Outside contact increased, especially by the Euboeans, facilitated by the Phoenicians. The poor land was unable to support the growing population, so the Greeks expanded by emigration. It had started around 1,050 BC when they joined the Phoenicians who were also plying the Mediterranean. The Greeks settled along the Levantine Coast and the Phoenicians welcomed them into new towns set up for trade. They also traded with Egypt for grain, papyrus, oil, wine and pottery. The Greeks started to colonise Southern Italy and then Sicily from around 770 BC, creating a significant Greek presence. By 750 BC the Greeks had also colonised Crete, the Western Anatolian coast, Rhodes most of Cyprus and numerous city colonies dotted throughout the Mediterranean coastline.
These colonies were set up by various individual mainland Greek cities, such as the Spartans setting up Tarentum (Sicily) and the Achaeans Metapontum and Croton (both in Italy).

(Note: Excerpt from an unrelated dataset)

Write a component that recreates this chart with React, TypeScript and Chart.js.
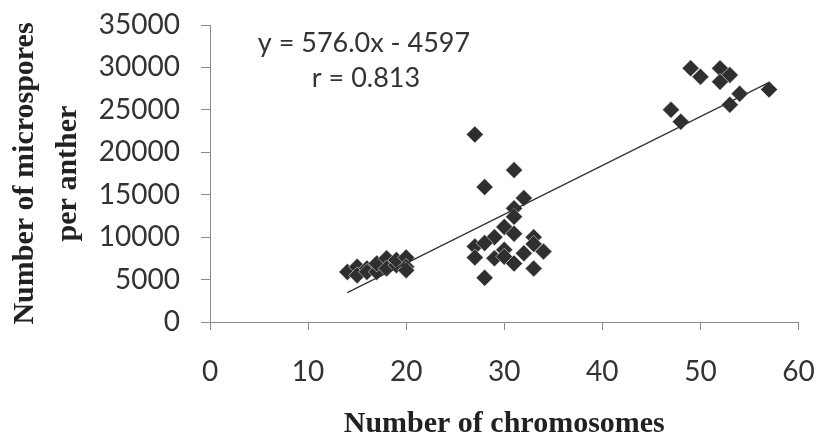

These in turn set up daughter cities. These cities became as important a contributor to Greek development as mainland ones. As mentioned earlier, Pythagoras was born on the Samos Island, which is part of Anatolian Ionia and spent from 520 to 500 BC in Metapontum. They also formed the contact with Rome, passing on Greek philosophy, science and art that so impressed the Romans. By the 6th century BC the Greeks also had settlements in North Africa, such as Cyrene, 200 miles west of Egypt (populated from Thera), and along the Black Sea coast, including Byzantium, on the European side of present Istanbul (originally settled by the weaker Magaran State).
These overseas City-States considered themselves “Hellenic”, some more so than the mainland. The Greek trading posts or colonies were collectively known as “Magna Graecia, a name given to them in the Hellenic Period by the Romans. Also Greek coinage had come into use to support the widespread trading.
Cypriot amphora, source Archaeological
Museum, Athens, and stamnos, source
Collector-Antiquities, both 750-600 BC
Imported luxury wares such as ivories, metalwork and embroideries influenced the decoration on pots. Human figures also appeared a little later, but they were distorted with triangular torsos and wasp waists. The geometric patterns became very busy as if all gaps had to be filled. By about 750 BC the bands of birds and animals, including double triangle representations of butterflies, became rather better laid out and balanced. This was also the time of Homer and painted pottery started to use themes from epic poetry such as the Iliad and Odyssey as their subject matter. These heroic stories were important for the Greek sense of identity. The account of the Trojan Wars in particular provided a focus as the first united Greek expedition against an “eastern enemy”.